_What is being asked_
Write out each line exactly as given. Leave the pictures out of your copy.

_Provided material_
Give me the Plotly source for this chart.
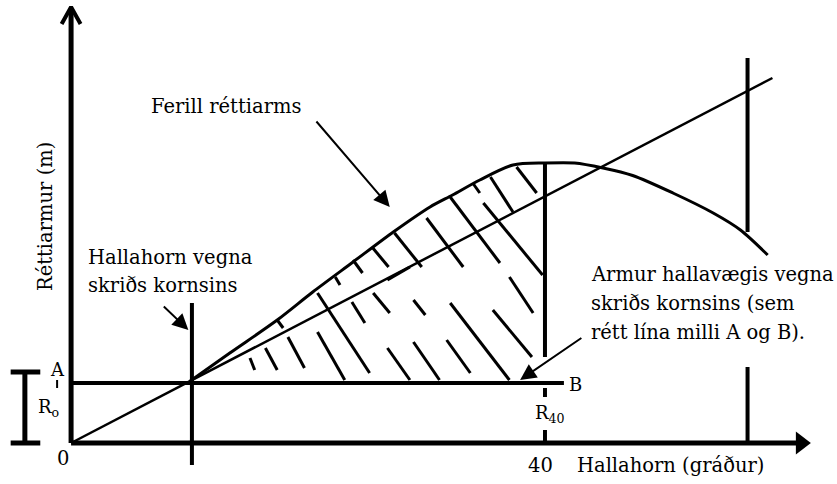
import plotly.graph_objects as go

# ============================================================================
# Data (x = heel angle in degrees, y = righting arm in m)
# ============================================================================

# righting arm curve (GZ)
curve_x = [10.0, 13.4, 17.4, 20.4, 23.8, 27.2, 30.3, 32.2, 34.5, 37.3, 40.0, 42.5,
           44.9, 47.4, 50.8, 54.2, 56.5, 58.8]
curve_y = [0.123, 0.18, 0.246, 0.302, 0.362, 0.422, 0.472, 0.496, 0.526, 0.556, 0.56, 0.56,
           0.55, 0.535, 0.50, 0.46, 0.426, 0.376]

# straight line from origin
diag_x = [0.0, 59.2]
diag_y = [0.0, 0.73]

# heeling arm A-B
ab_x = [0.0, 41.6]
ab_y = [0.12, 0.12]

# vertical marker lines
vline_x = [10.2, 40.0, 57.1, 57.1]
vline_y0 = [0.28, 0.56, 0.77, 0.152]
vline_y1 = [-0.044, 0.172, 0.422, 0.0]

# R40 tick pieces
r40_x = 40.0
r40_y0 = [0.11, 0.026]
r40_y1 = [0.092, 0.0]

# hatch marks inside the area between curve and A-B
hatch_x0 = [15.1, 16.4, 18.3, 20.8, 17.4, 20.8, 22.3, 23.7, 23.8, 25.5, 25.4, 26.7, 27.3,
            28.9, 28.9, 30.0, 32.0, 31.7, 32.0, 33.9, 35.4, 34.8, 35.6, 37.0, 37.6, 26.7]
hatch_y0 = [0.17, 0.19, 0.212, 0.222, 0.246, 0.30, 0.332, 0.282, 0.366, 0.30, 0.392, 0.19, 0.42,
            0.286, 0.202, 0.45, 0.28, 0.206, 0.492, 0.52, 0.532, 0.48, 0.266, 0.332, 0.552, 0.326]
hatch_x1 = [15.5, 17.4, 19.7, 23.1, 17.9, 25.2, 22.7, 24.8, 24.6, 26.9, 26.8, 28.6, 29.6,
            29.9, 31.1, 33.1, 37.0, 33.7, 36.2, 34.5, 37.3, 39.8, 38.9, 39.0, 39.3, 28.6]
hatch_y1 = [0.146, 0.146, 0.15, 0.126, 0.23, 0.14, 0.316, 0.24, 0.34, 0.26, 0.352, 0.126, 0.352,
            0.256, 0.126, 0.352, 0.126, 0.14, 0.36, 0.50, 0.462, 0.336, 0.172, 0.26, 0.50, 0.352]

# labels
ylabel = "Réttiarmur (m)"
xlabel = "Hallahorn (gráður)"
curve_label = "Ferill réttiarms"
angle_lines = ["Hallahorn vegna", "skriðs kornsins"]
angle_line_y = [0.372, 0.316]
arm_lines = ["Armur hallavægis vegna", "skriðs kornsins (sem", "rétt lína milli A og B)."]
arm_line_y = [0.338, 0.28, 0.222]

FONT = "DejaVu Serif"
BLACK = "#000000"


def segs(x0, y0, x1, y1):
    xs, ys = [], []
    for a, b, c, d in zip(x0, y0, x1, y1):
        xs += [a, c, None]
        ys += [b, d, None]
    return xs, ys


fig = go.Figure()

# axes
fig.add_trace(go.Scatter(x=[0, 0], y=[0, 0.868], mode="lines", line=dict(color=BLACK, width=5)))
fig.add_trace(go.Scatter(x=[-0.8, 0, 0.8], y=[0.838, 0.872, 0.838], mode="lines",
                         line=dict(color=BLACK, width=4)))
fig.add_trace(go.Scatter(x=[0, 61.5], y=[0, 0], mode="lines", line=dict(color=BLACK, width=5)))
fig.add_trace(go.Scatter(x=[61.6], y=[0], mode="markers",
                         marker=dict(symbol="triangle-right", size=20, color=BLACK)))

# A-B heeling arm
fig.add_trace(go.Scatter(x=ab_x, y=ab_y, mode="lines", line=dict(color=BLACK, width=4)))

# vertical lines
vx, vy = segs(vline_x, vline_y0, vline_x, vline_y1)
fig.add_trace(go.Scatter(x=vx, y=vy, mode="lines", line=dict(color=BLACK, width=4)))
rx, ry = segs([r40_x] * 2, r40_y0, [r40_x] * 2, r40_y1)
fig.add_trace(go.Scatter(x=rx, y=ry, mode="lines", line=dict(color=BLACK, width=4)))

# hatching
hx, hy = segs(hatch_x0, hatch_y0, hatch_x1, hatch_y1)
fig.add_trace(go.Scatter(x=hx, y=hy, mode="lines", line=dict(color=BLACK, width=3)))

# straight line and GZ curve
fig.add_trace(go.Scatter(x=diag_x, y=diag_y, mode="lines", line=dict(color=BLACK, width=2.5)))
fig.add_trace(go.Scatter(x=curve_x, y=curve_y, mode="lines",
                         line=dict(color=BLACK, width=3, shape="spline", smoothing=0.8)))

# R0 bracket
bx, by = segs([-3.9, -5.1, -5.1], [0.142, 0.142, 0.0], [-3.9, -2.6, -2.6], [0.0, 0.142, 0.0])
fig.add_trace(go.Scatter(x=bx, y=by, mode="lines", line=dict(color=BLACK, width=5)))
fig.add_trace(go.Scatter(x=[-1.18, -1.18], y=[0.126, 0.11], mode="lines", line=dict(color=BLACK, width=2)))

# arrows
for tip, tail in [((26.9, 0.472), (20.6, 0.646)),
                  ((9.9, 0.226), (7.7, 0.276)),
                  ((37.9, 0.126), (43.2, 0.212))]:
    fig.add_annotation(x=tip[0], y=tip[1], ax=tail[0], ay=tail[1], xref="x", yref="y",
                       axref="x", ayref="y", text="", showarrow=True, arrowhead=2,
                       arrowsize=1.6, arrowwidth=2, arrowcolor=BLACK)

# text
txt = dict(showarrow=False, font=dict(family=FONT, size=19.5, color=BLACK), xref="x", yref="y")
fig.add_annotation(x=6.6, y=0.674, text=curve_label, xanchor="left", **txt)
for line, yy in zip(angle_lines, angle_line_y):
    fig.add_annotation(x=1.3, y=yy, text=line, xanchor="left", **txt)
for line, yy in zip(arm_lines, arm_line_y):
    fig.add_annotation(x=43.7, y=yy, text=line, xanchor="left", **txt)
fig.add_annotation(x=50.6, y=-0.045, text=xlabel, **txt)
fig.add_annotation(x=-2.2, y=0.452, text=ylabel, textangle=-90, **txt)
fig.add_annotation(x=39.6, y=-0.045, text="40", **txt)
fig.add_annotation(x=-0.68, y=-0.03, text="0", **txt)
sm = dict(showarrow=False, font=dict(family=FONT, size=18, color=BLACK), xref="x", yref="y")
fig.add_annotation(x=-1.18, y=0.148, text="A", **sm)
fig.add_annotation(x=42.6, y=0.118, text="B", **sm)
fig.add_annotation(x=-1.9, y=0.07, text="R<sub>o</sub>", **sm)
fig.add_annotation(x=40.4, y=0.058, text="R<sub>40</sub>", **sm)

fig.update_layout(
    width=837, height=484,
    margin=dict(l=0, r=0, t=0, b=0),
    paper_bgcolor="white", plot_bgcolor="white",
    showlegend=False,
    xaxis=dict(range=[-6.0, 64.65], visible=False, fixedrange=True),
    yaxis=dict(range=[-0.082, 0.886], visible=False, fixedrange=True),
)

# page body has a default 8px margin; remove it so the figure fills the window
fig.write_html("out.html", config={"displayModeBar": False},
               post_script="document.body.style.margin='0';")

_Correct output_
Give me the Plotly source for this chart.
import plotly.graph_objects as go

# ============================================================================
# Data (x = heel angle in degrees, y = righting arm in m)
# ============================================================================

# righting arm curve (GZ)
curve_x = [10.0, 13.4, 17.4, 20.4, 23.8, 27.2, 30.3, 32.2, 34.5, 37.3, 40.0, 42.5,
           44.9, 47.4, 50.8, 54.2, 56.5, 58.8]
curve_y = [0.123, 0.18, 0.246, 0.302, 0.362, 0.422, 0.472, 0.496, 0.526, 0.556, 0.56, 0.56,
           0.55, 0.535, 0.50, 0.46, 0.426, 0.376]

# straight line from origin
diag_x = [0.0, 59.2]
diag_y = [0.0, 0.73]

# heeling arm A-B
ab_x = [0.0, 41.6]
ab_y = [0.12, 0.12]

# vertical marker lines
vline_x = [10.2, 40.0, 57.1, 57.1]
vline_y0 = [0.28, 0.56, 0.77, 0.152]
vline_y1 = [-0.044, 0.172, 0.422, 0.0]

# R40 tick pieces
r40_x = 40.0
r40_y0 = [0.11, 0.026]
r40_y1 = [0.092, 0.0]

# hatch marks inside the area between curve and A-B
hatch_x0 = [15.1, 16.4, 18.3, 20.8, 17.4, 20.8, 22.3, 23.7, 23.8, 25.5, 25.4, 26.7, 27.3,
            28.9, 28.9, 30.0, 32.0, 31.7, 32.0, 33.9, 35.4, 34.8, 35.6, 37.0, 37.6, 26.7]
hatch_y0 = [0.17, 0.19, 0.212, 0.222, 0.246, 0.30, 0.332, 0.282, 0.366, 0.30, 0.392, 0.19, 0.42,
            0.286, 0.202, 0.45, 0.28, 0.206, 0.492, 0.52, 0.532, 0.48, 0.266, 0.332, 0.552, 0.326]
hatch_x1 = [15.5, 17.4, 19.7, 23.1, 17.9, 25.2, 22.7, 24.8, 24.6, 26.9, 26.8, 28.6, 29.6,
            29.9, 31.1, 33.1, 37.0, 33.7, 36.2, 34.5, 37.3, 39.8, 38.9, 39.0, 39.3, 28.6]
hatch_y1 = [0.146, 0.146, 0.15, 0.126, 0.23, 0.14, 0.316, 0.24, 0.34, 0.26, 0.352, 0.126, 0.352,
            0.256, 0.126, 0.352, 0.126, 0.14, 0.36, 0.50, 0.462, 0.336, 0.172, 0.26, 0.50, 0.352]

# labels
ylabel = "Réttiarmur (m)"
xlabel = "Hallahorn (gráður)"
curve_label = "Ferill réttiarms"
angle_lines = ["Hallahorn vegna", "skriðs kornsins"]
angle_line_y = [0.372, 0.316]
arm_lines = ["Armur hallavægis vegna", "skriðs kornsins (sem", "rétt lína milli A og B)."]
arm_line_y = [0.338, 0.28, 0.222]

FONT = "DejaVu Serif"
BLACK = "#000000"


def segs(x0, y0, x1, y1):
    xs, ys = [], []
    for a, b, c, d in zip(x0, y0, x1, y1):
        xs += [a, c, None]
        ys += [b, d, None]
    return xs, ys


fig = go.Figure()

# axes
fig.add_trace(go.Scatter(x=[0, 0], y=[0, 0.868], mode="lines", line=dict(color=BLACK, width=5)))
fig.add_trace(go.Scatter(x=[-0.8, 0, 0.8], y=[0.838, 0.872, 0.838], mode="lines",
                         line=dict(color=BLACK, width=4)))
fig.add_trace(go.Scatter(x=[0, 61.5], y=[0, 0], mode="lines", line=dict(color=BLACK, width=5)))
fig.add_trace(go.Scatter(x=[61.6], y=[0], mode="markers",
                         marker=dict(symbol="triangle-right", size=20, color=BLACK)))

# A-B heeling arm
fig.add_trace(go.Scatter(x=ab_x, y=ab_y, mode="lines", line=dict(color=BLACK, width=4)))

# vertical lines
vx, vy = segs(vline_x, vline_y0, vline_x, vline_y1)
fig.add_trace(go.Scatter(x=vx, y=vy, mode="lines", line=dict(color=BLACK, width=4)))
rx, ry = segs([r40_x] * 2, r40_y0, [r40_x] * 2, r40_y1)
fig.add_trace(go.Scatter(x=rx, y=ry, mode="lines", line=dict(color=BLACK, width=4)))

# hatching
hx, hy = segs(hatch_x0, hatch_y0, hatch_x1, hatch_y1)
fig.add_trace(go.Scatter(x=hx, y=hy, mode="lines", line=dict(color=BLACK, width=3)))

# straight line and GZ curve
fig.add_trace(go.Scatter(x=diag_x, y=diag_y, mode="lines", line=dict(color=BLACK, width=2.5)))
fig.add_trace(go.Scatter(x=curve_x, y=curve_y, mode="lines",
                         line=dict(color=BLACK, width=3, shape="spline", smoothing=0.8)))

# R0 bracket
bx, by = segs([-3.9, -5.1, -5.1], [0.142, 0.142, 0.0], [-3.9, -2.6, -2.6], [0.0, 0.142, 0.0])
fig.add_trace(go.Scatter(x=bx, y=by, mode="lines", line=dict(color=BLACK, width=5)))
fig.add_trace(go.Scatter(x=[-1.18, -1.18], y=[0.126, 0.11], mode="lines", line=dict(color=BLACK, width=2)))

# arrows
for tip, tail in [((26.9, 0.472), (20.6, 0.646)),
                  ((9.9, 0.226), (7.7, 0.276)),
                  ((37.9, 0.126), (43.2, 0.212))]:
    fig.add_annotation(x=tip[0], y=tip[1], ax=tail[0], ay=tail[1], xref="x", yref="y",
                       axref="x", ayref="y", text="", showarrow=True, arrowhead=2,
                       arrowsize=1.6, arrowwidth=2, arrowcolor=BLACK)

# text
txt = dict(showarrow=False, font=dict(family=FONT, size=19.5, color=BLACK), xref="x", yref="y")
fig.add_annotation(x=6.6, y=0.674, text=curve_label, xanchor="left", **txt)
for line, yy in zip(angle_lines, angle_line_y):
    fig.add_annotation(x=1.3, y=yy, text=line, xanchor="left", **txt)
for line, yy in zip(arm_lines, arm_line_y):
    fig.add_annotation(x=43.7, y=yy, text=line, xanchor="left", **txt)
fig.add_annotation(x=50.6, y=-0.045, text=xlabel, **txt)
fig.add_annotation(x=-2.2, y=0.452, text=ylabel, textangle=-90, **txt)
fig.add_annotation(x=39.6, y=-0.045, text="40", **txt)
fig.add_annotation(x=-0.68, y=-0.03, text="0", **txt)
sm = dict(showarrow=False, font=dict(family=FONT, size=18, color=BLACK), xref="x", yref="y")
fig.add_annotation(x=-1.18, y=0.148, text="A", **sm)
fig.add_annotation(x=42.6, y=0.118, text="B", **sm)
fig.add_annotation(x=-1.9, y=0.07, text="R<sub>o</sub>", **sm)
fig.add_annotation(x=40.4, y=0.058, text="R<sub>40</sub>", **sm)

fig.update_layout(
    width=837, height=484,
    margin=dict(l=0, r=0, t=0, b=0),
    paper_bgcolor="white", plot_bgcolor="white",
    showlegend=False,
    xaxis=dict(range=[-6.0, 64.65], visible=False, fixedrange=True),
    yaxis=dict(range=[-0.082, 0.886], visible=False, fixedrange=True),
)

# page body has a default 8px margin; remove it so the figure fills the window
fig.write_html("out.html", config={"displayModeBar": False},
               post_script="document.body.style.margin='0';")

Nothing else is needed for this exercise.